If you want to use your own domain name for your Blueprint website, you can add a CNAME DNS entry in your domain for m.domain.com pointing to <widget-id>.bpapps.com, where <widget-id> is the ID received by Yahoo! when publishing your package.


Visitors will be able to access your site from the browser, as a mobile widget for Yahoo! Go 3.0 (the richer experience for mobile browsers), and also as a standalone mobile application using the Blueprint Runtime for Mobile Apps (in preview at the time of this writing).

Creating and publishing a Blueprint site is free, and log reports analyzing the usage of your website are available.

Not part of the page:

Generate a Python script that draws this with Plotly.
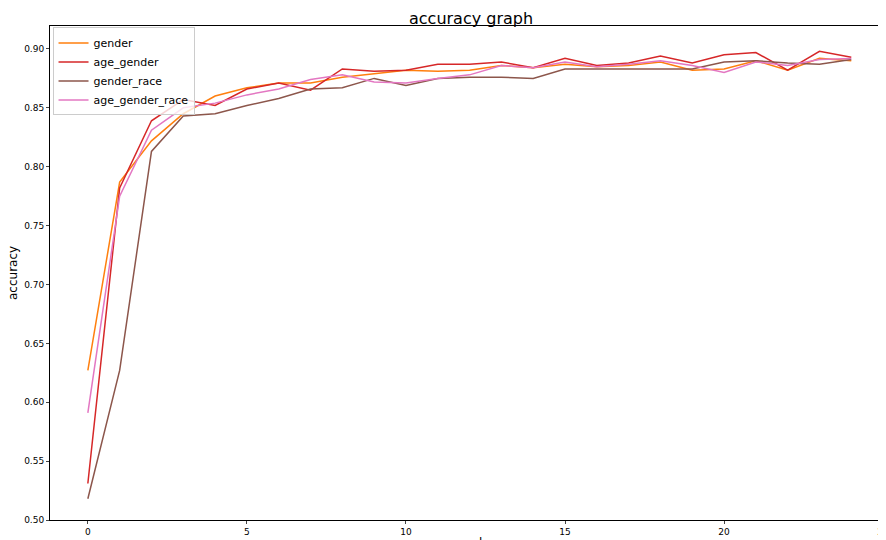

A Blueprint application is a ZIP package consisting of a config.xml file containing metadata information about your site (including your server URL for sending requests), a gallery.xml file containing metadata information to help users find your site via Yahoo! Go and the search engine, and all the image files.


Note:

The content file will be hosted on your own server, so it will not be inside the package to be published. Yahoo! offers a PHP builder for easy website generation.


The user connects to the Yahoo! servers, which connect to your server using normal HTTP requests. Your script should receive different actions and parameters and respond with a Blueprint page served with the MIME type application/x-blueprint+xml.

You should know that Blueprint supports components of different kinds—containers, visual controls, helper elements, and inline elements—all in an XML file served by your server statically or using the PHP Writer class. Using Blueprint, you can localize the user, define actions, capture events, define form elements, map visualizations, and more.